# Data extract:
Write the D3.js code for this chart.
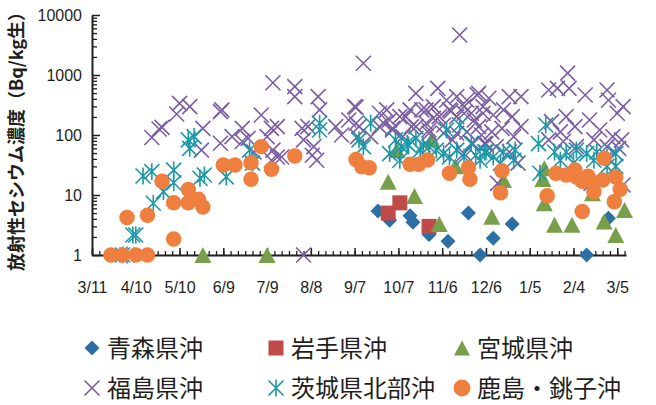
<!DOCTYPE html>
<html>
<head>
<meta charset="utf-8">
<script src="https://cdn.jsdelivr.net/npm/d3@7"></script>
<style>
  html, body { margin: 0; padding: 0; background: #fff; }
  svg { display: block; }
</style>
</head>
<body>
<svg id="chart" width="656" height="405"></svg>
<script>
// Radioactive cesium in fish by sea area, 2011-03-11 to 2012-03-11 (Bq/kg, wet weight)
const xTickLabels = ["3/11","4/10","5/10","6/9","7/9","8/8","9/7","10/7","11/6","12/6","1/5","2/4","3/5"];
const yTickValues = [1, 10, 100, 1000, 10000];
const yAxisTitle = "放射性セシウム濃度（Bq/kg生）";

// [date (M/D), concentration]
const aomori = [["9/23",5.4],["10/1",3.8],["10/15",4.5],["10/17",3.5],["10/28",2.2],["11/10",1.7],
  ["11/24",5.0],["12/2",1],["12/11",1.9],["12/24",3.3],["2/13",1],["2/28",4.1]];

const iwate = [["9/30",5.0],["10/8",7.4],["10/28",3.0]];

const miyagi = [["5/26",1],["7/9",1],["9/30",16.7],["10/6",56],["10/18",9.6],["10/30",85],["11/4",3.3],
  ["11/15",30],["12/10",4.35],["12/18",17.8],["1/15",28],["1/14",18.5],["1/15",7.3],["1/22",3.2],
  ["2/3",3.2],["2/17",10.7],["2/25",3.6],["3/4",2.15],["3/10",5.6]];

const fukushima = [["4/21",91],["4/26",126],["4/28",134],["5/8",224],["5/10",336],["5/17",297],["5/26",129],
  ["5/25",56],["6/7",245],["6/8",262],["6/7",73],["6/15",94],["6/22",129],["6/22",78],["6/26",88],["6/30",52],
  ["7/5",215],["7/13",744],["7/9",94],["7/12",129],["7/16",43],["7/12",38],["7/16",138],["7/13",56],["7/19",43],
  ["7/28",640],["7/28",437],["8/2",129],["8/6",138],["8/3",83],["8/10",64],["8/12",38],["8/9",46],["8/3",1],
  ["8/13",437],["8/14",262],["8/25",138],["8/29",100],["9/3",178],["9/7",297],["9/13",1567],["9/8",157],
  ["9/9",94],["9/10",138],["9/18",94],["9/8",290],["9/24",230],["9/24",138],["9/27",157],["9/29",262],
  ["10/1",178],["10/3",129],["10/3",121],["10/8",202],["10/10",94],["10/12",202],["10/15",262],["10/16",138],
  ["10/19",495],["10/19",138],["10/23",262],["10/26",157],["10/26",262],["10/28",121],["10/28",107],
  ["10/31",297],["10/31",190],["11/3",600],["11/4",202],["11/7",147],["11/7",107],["11/9",380],["11/11",262],
  ["11/12",250],["11/13",83],["11/16",437],["11/16",202],["11/16",107],["11/18",4640],["11/21",297],
  ["11/21",230],["11/21",49],["11/23",380],["11/23",113],["11/26",230],["11/28",178],["11/27",72],
  ["11/30",464],["12/1",495],["12/1",138],["12/4",297],["12/4",230],["12/3",100],["12/5",72],["12/6",72],
  ["12/8",410],["12/10",113],["12/11",215],["12/13",64],["12/14",15.6],["12/17",129],["12/18",262],
  ["12/22",437],["12/22",52],["12/24",202],["12/25",94],["12/28",34],["12/30",437],["12/30",138],
  ["1/18",562],["1/18",83],["1/20",167],["1/24",600],["1/26",113],["1/28",78],["1/30",202],["1/31",1072],
  ["2/1",600],["2/5",138],["2/6",64],["2/12",464],["2/15",178],["2/16",15.6],["2/18",83],["2/22",121],
  ["2/27",562],["2/27",64],["2/28",380],["3/2",94],["3/5",230],["3/6",60],["3/8",83],["3/9",297],["3/9",14.7]];

const ibaraki = [["4/1",1],["4/4",1],["4/8",2.15],["4/10",2.15],["4/15",20.7],["4/21",24.5],["4/22",7.3],
  ["4/29",11.4],["5/6",26],["5/6",16],["5/16",83],["5/17",60],["5/20",94],["5/24",19],["5/27",21.5],
  ["6/11",20],["6/27",56],["6/29",34],["8/14",157],["8/14",121],["9/10",83],["9/13",64],["9/18",157],
  ["10/1",49],["10/5",83],["10/8",38],["10/9",64],["10/13",72],["10/14",68],["10/19",88],["10/22",56],
  ["10/24",68],["10/28",64],["11/2",56],["11/7",49],["11/9",121],["11/11",43],["11/16",56],["11/18",147],
  ["11/21",43],["11/26",72],["11/29",46],["12/2",38],["12/5",52],["12/6",52],["12/11",43],["12/16",34],
  ["12/18",52],["12/25",38],["12/26",56],["1/11",72],["1/12",23],["1/16",147],["1/22",52],["1/26",38],
  ["1/30",52],["2/4",34],["2/6",56],["2/13",49],["2/18",38],["2/20",52],["2/27",43],["2/27",30],
  ["3/4",49],["3/4",30]];

const kashima = [["3/24",1],["4/1",1],["4/10",1],["4/18",1],["4/4",4.2],["4/18",4.6],["4/28",17],["5/6",7.4],
  ["5/6",1.85],["5/16",12.4],["5/16",7.4],["5/23",8.5],["5/26",6.3],["6/9",31.6],["6/17",31.6],["6/28",34.5],
  ["6/28",18.3],["7/5",64],["7/12",26.8],["7/28",44.7],["9/8",39],["9/12",29.6],["9/17",28.5],["10/15",32.4],
  ["10/21",32.4],["10/27",38.3],["11/11",23],["11/24",28.5],["11/25",18.3],["12/17",25.4],["12/16",10.9],
  ["1/17",9.7],["1/23",23],["1/30",21.5],["2/5",26],["2/6",20],["2/14",20.6],["2/18",16],["2/18",11.3],
  ["2/25",41],["2/24",17.8],["3/4",20],["3/7",12.4],["3/3",7.7],["2/10",5.3],["2/10",17]];

// "M/D" -> Date; the survey year runs from 3/11/2011 to 3/10/2012
function parseMD(s) {
  const [m, d] = s.split("/").map(Number);
  const year = (m > 3 || (m === 3 && d >= 11)) ? 2011 : 2012;
  return new Date(Date.UTC(year, m - 1, d));
}

const series = [
  { name: "青森県沖", data: aomori, shape: "diamond", color: "#2C6FA4" },
  { name: "岩手県沖", data: iwate, shape: "square", color: "#BE4B48" },
  { name: "宮城県沖", data: miyagi, shape: "triangle", color: "#78A04A" },
  { name: "福島県沖", data: fukushima, shape: "cross", color: "#7B5EA3" },
  { name: "茨城県北部沖", data: ibaraki, shape: "star", color: "#1C98A8" },
  { name: "鹿島・銚子沖", data: kashima, shape: "circle", color: "#EE7F3E" }
];

const svg = d3.select("#chart");
const plot = { left: 92, right: 626, top: 15, bottom: 255 };

const start = parseMD("3/11");
const end = new Date(Date.UTC(2012, 2, 11));
const x = d3.scaleUtc().domain([start, end]).range([plot.left, plot.right]);
const y = d3.scaleLog().domain([1, 10000]).range([plot.bottom, plot.top]);

const axisColor = "#231f20";
const tickFont = "'Liberation Sans', Arial, sans-serif";

// minor y ticks (2..9 in each decade)
const yMinor = [];
for (let e = 0; e < 4; e++) for (let k = 2; k <= 9; k++) yMinor.push(k * Math.pow(10, e));
svg.append("g")
  .attr("transform", `translate(${plot.left},0)`)
  .call(d3.axisLeft(y).tickValues(yMinor).tickSizeInner(-5).tickSizeOuter(0).tickFormat(""))
  .call(g => g.select(".domain").remove())
  .call(g => g.selectAll("line").attr("stroke", axisColor).attr("stroke-width", 1.3));

// major y axis
svg.append("g")
  .attr("transform", `translate(${plot.left},0)`)
  .call(d3.axisLeft(y).tickValues(yTickValues).tickSizeInner(-8).tickSizeOuter(0).tickPadding(10)
    .tickFormat(d3.format("d")))
  .call(g => g.select(".domain").attr("stroke", axisColor).attr("stroke-width", 2))
  .call(g => g.selectAll("line").attr("stroke", axisColor).attr("stroke-width", 1.5))
  .call(g => g.selectAll("text").attr("fill", "#231f20").style("font-family", tickFont).style("font-size", "16px"));

// minor x ticks every 5 days
const xMinor = d3.range(0, 367, 5).map(d => d3.utcDay.offset(start, d));
svg.append("g")
  .attr("transform", `translate(0,${plot.bottom})`)
  .call(d3.axisBottom(x).tickValues(xMinor).tickSizeInner(-4).tickSizeOuter(0).tickFormat(""))
  .call(g => g.select(".domain").remove())
  .call(g => g.selectAll("line").attr("stroke", axisColor).attr("stroke-width", 1.3));

// major x axis, labelled every 30 days
svg.append("g")
  .attr("transform", `translate(0,${plot.bottom})`)
  .call(d3.axisBottom(x).tickValues(xTickLabels.map(parseMD)).tickSizeInner(-7).tickSizeOuter(0)
    .tickPadding(27).tickFormat((d, i) => xTickLabels[i]))
  .call(g => g.select(".domain").attr("stroke", axisColor).attr("stroke-width", 2))
  .call(g => g.selectAll("line").attr("stroke", axisColor).attr("stroke-width", 1.5))
  .call(g => g.selectAll("text").attr("fill", "#231f20").style("font-family", tickFont).style("font-size", "16px"));

// y axis title
svg.append("text")
  .attr("transform", `translate(23,${(plot.top + plot.bottom) / 2 + 2}) rotate(-90)`)
  .attr("text-anchor", "middle")
  .style("font-family", "'Noto Sans CJK JP', sans-serif")
  .style("font-size", "18px")
  .style("font-weight", "bold")
  .attr("fill", "#231f20")
  .text(yAxisTitle);

// marker shapes
function drawMarker(sel, shape, color, s) {
  const h = s / 2;
  if (shape === "diamond") {
    sel.append("path").attr("d", `M0,${-h}L${h},0L0,${h}L${-h},0Z`).attr("fill", color);
  } else if (shape === "square") {
    sel.append("rect").attr("x", -h).attr("y", -h).attr("width", s).attr("height", s).attr("fill", color);
  } else if (shape === "triangle") {
    sel.append("path").attr("d", `M0,${-h}L${h + 0.5},${h}L${-h - 0.5},${h}Z`).attr("fill", color);
  } else if (shape === "cross") {
    sel.append("path").attr("d", `M${-h},${-h}L${h},${h}M${h},${-h}L${-h},${h}`)
      .attr("stroke", color).attr("stroke-width", 1.6).attr("fill", "none");
  } else if (shape === "star") {
    sel.append("path").attr("d", `M${-h},${-h}L${h},${h}M${h},${-h}L${-h},${h}M0,${-h - 1}L0,${h + 1}`)
      .attr("stroke", color).attr("stroke-width", 1.6).attr("fill", "none");
  } else if (shape === "circle") {
    sel.append("circle").attr("r", h).attr("fill", color);
  }
}

const markerSize = { diamond: 15, square: 15, triangle: 16, cross: 15, star: 15, circle: 15.5 };

const marks = svg.append("g");
series.forEach(s => {
  const g = marks.append("g").attr("class", "series");
  g.selectAll("g.pt").data(s.data).join("g")
    .attr("class", "pt")
    .attr("transform", d => `translate(${x(parseMD(d[0]))},${y(d[1])})`)
    .each(function() { drawMarker(d3.select(this), s.shape, s.color, markerSize[s.shape]); });
});

// legend: two rows of three
const legendCols = [92, 276, 462];
const legendRows = [348, 388];
const legend = svg.append("g");
series.forEach((s, i) => {
  const cx = legendCols[i % 3], cy = legendRows[Math.floor(i / 3)];
  const item = legend.append("g").attr("transform", `translate(${cx},${cy})`);
  drawMarker(item, s.shape, s.color, s.shape === "circle" ? 17 : 15);
  item.append("text")
    .attr("x", 15).attr("y", 0).attr("dy", "0.36em")
    .style("font-family", "'Noto Sans CJK JP', sans-serif")
    .style("font-size", "24px")
    .attr("fill", "#231f20")
    .text(s.name);
});
</script>
</body>
</html>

# Requirements:
Look through the material above. Copy each line where the word "this" appears.

# Worked answer:
Write the D3.js code for this chart.
    .each(function() { drawMarker(d3.select(this), s.shape, s.color, markerSize[s.shape]); });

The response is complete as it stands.